Fed independence is not a binary condition. It is not “on” or “off.” It is earned, preserved and occasionally tested. Warsh himself has argued that the Fed’s expanded mandate, balance sheet growth and uneven inflation performance have weakened the case for independence. In that sense, his critique is less about politics and more about institutional discipline.

Whether one agrees or not, markets will be watching closely to see whether Warsh governs as a steward of the institution or as an agent of regime change. Early signs suggest caution rather than confrontation but credibility, like inflation, works with long and variable lags.

What This Means for Investors

For investors, the most important takeaway is also the least exciting: the Fed is unlikely to change courses dramatically simply because the nameplate on the Chair’s office door changes.

Structural forces still dominate. Elevated debt levels constrain policy flexibility.
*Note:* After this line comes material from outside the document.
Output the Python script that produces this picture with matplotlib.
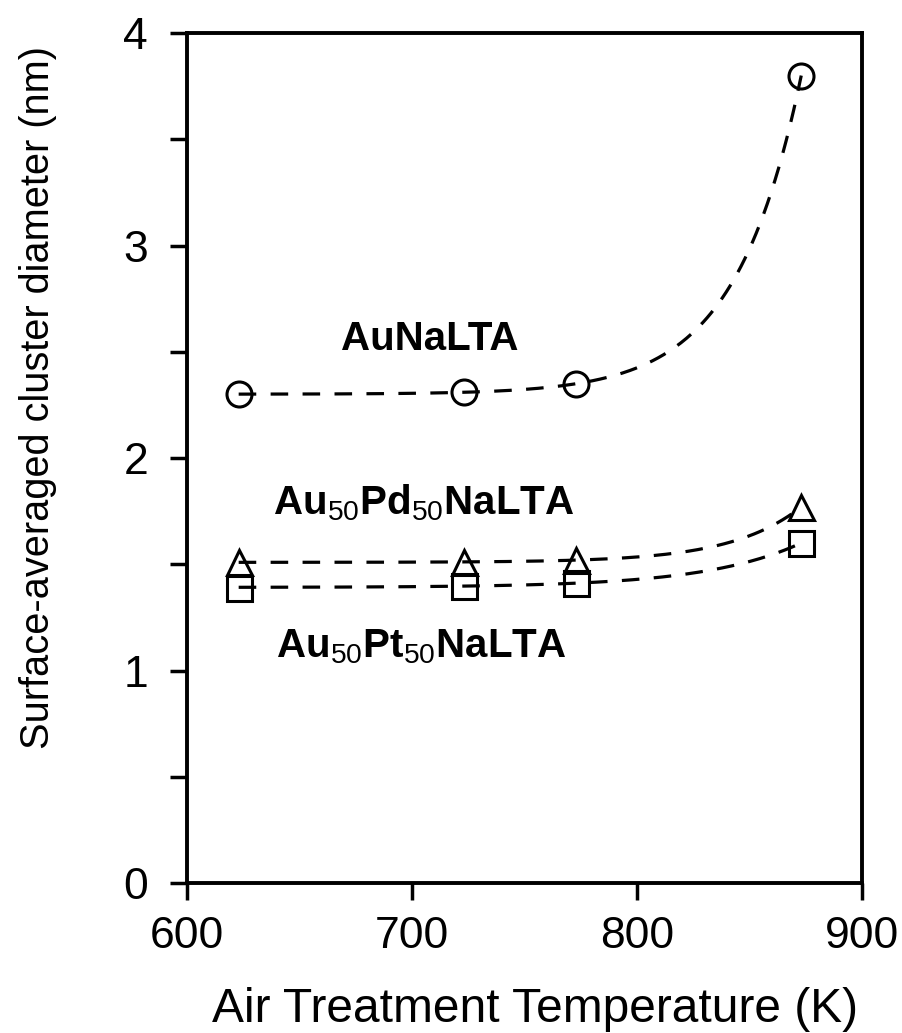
import numpy as np
import matplotlib
matplotlib.use("Agg")
import matplotlib.pyplot as plt

plt.rcParams['font.family'] = ['Liberation Sans', 'DejaVu Sans']
plt.rcParams['mathtext.fontset'] = 'custom'
plt.rcParams['mathtext.rm'] = 'Liberation Sans'
plt.rcParams['mathtext.it'] = 'Liberation Sans'
plt.rcParams['mathtext.bf'] = 'Liberation Sans:bold'

temps = [623, 723, 773, 873]
au = [2.30, 2.31, 2.35, 3.80]
aupd = [1.51, 1.51, 1.52, 1.77]
aupt = [1.39, 1.40, 1.41, 1.60]

labels = ["AuNaLTA", r"Au$_{50}$Pd$_{50}$NaLTA", r"Au$_{50}$Pt$_{50}$NaLTA"]
label_pos = [(708, 2.56), (705, 1.79), (704, 1.11)]
markers = ['o', '^', 's']
xticks = [600, 700, 800, 900]
yticks = [0, 1, 2, 3, 4]


def exp_fit(x, y):
    x = np.asarray(x, float)
    y = np.asarray(y, float)
    best = None
    for tau in np.linspace(5, 400, 2000):
        A = np.vstack([np.ones_like(x), np.exp((x - 873) / tau)]).T
        coef, *_ = np.linalg.lstsq(A, y, rcond=None)
        err = np.sum((A @ coef - y) ** 2)
        if best is None or err < best[0]:
            best = (err, tau, coef)
    _, tau, coef = best
    xs = np.linspace(x.min(), x.max(), 300)
    return xs, coef[0] + coef[1] * np.exp((xs - 873) / tau)


fig = plt.figure(figsize=(9.03, 10.33), dpi=100)
ax = fig.add_axes([0.207, 0.1452, 0.7476, 0.8228])

for ys, m in zip([au, aupd, aupt], markers):
    xs, fy = exp_fit(temps, ys)
    ax.plot(xs, fy, color='black', lw=2.3, dashes=(5.5, 4.5), zorder=2)
    ax.plot(temps, ys, linestyle='none', marker=m, markersize=18,
            markerfacecolor='none', markeredgecolor='black', markeredgewidth=2.2,
            zorder=3)

for txt, (tx, ty) in zip(labels, label_pos):
    ax.text(tx, ty, txt, fontsize=29, fontweight='bold', ha='center', va='center')

ax.set_xlim(600, 900)
ax.set_ylim(0, 4)
ax.set_xticks(xticks)
ax.set_yticks(yticks)
ax.set_yticks(np.arange(0.5, 4, 1.0), minor=True)
ax.tick_params(axis='both', which='both', direction='out', length=12, width=2.5,
               labelsize=32)
ax.tick_params(axis='x', which='both', pad=12)
ax.tick_params(axis='y', which='both', pad=16)
for s in ax.spines.values():
    s.set_linewidth(2.8)

ax.set_xlabel("Air Treatment Temperature (K)", fontsize=34.5)
ax.set_ylabel("Surface-averaged cluster diameter (nm)", fontsize=28.6)
ax.xaxis.set_label_coords(0.515, -0.122)
ax.yaxis.set_label_coords(-0.193, 0.571)

fig.savefig("out.png", dpi=100)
Productivity gains from AI may allow growth to run hotter without immediate inflation, but history suggests that such periods often end messily. And the balance between fiscal expansion and monetary restraint remains unresolved.

If Warsh does succeed in shrinking the Fed’s balance sheet meaningfully, we believe long-term rates could face upward pressure even as policy rates drift lower. That is not the “Goldilocks” outcome markets often hope for. It is a reminder that trade-offs still exist, even if we prefer to ignore them.

In short, this is not a new symphony. It is a new conductor interpreting a very familiar score.

Closing Thoughts

At Oxford, we are less focused on personalities and more focused on probabilities. While leadership changes matter at the margin, outcomes are shaped by diversification, valuation discipline and resilience across regimes not by betting on any single policymaker to get the timing exactly right.

Kevin Warsh’s nomination represents evolution, not revolution. The Fed will remain constrained, contested and imperfect, much like the economy it is tasked with guiding.

As always, we will continue to watch carefully, think independently and position portfolios with humility about what policymakers can (and cannot) control.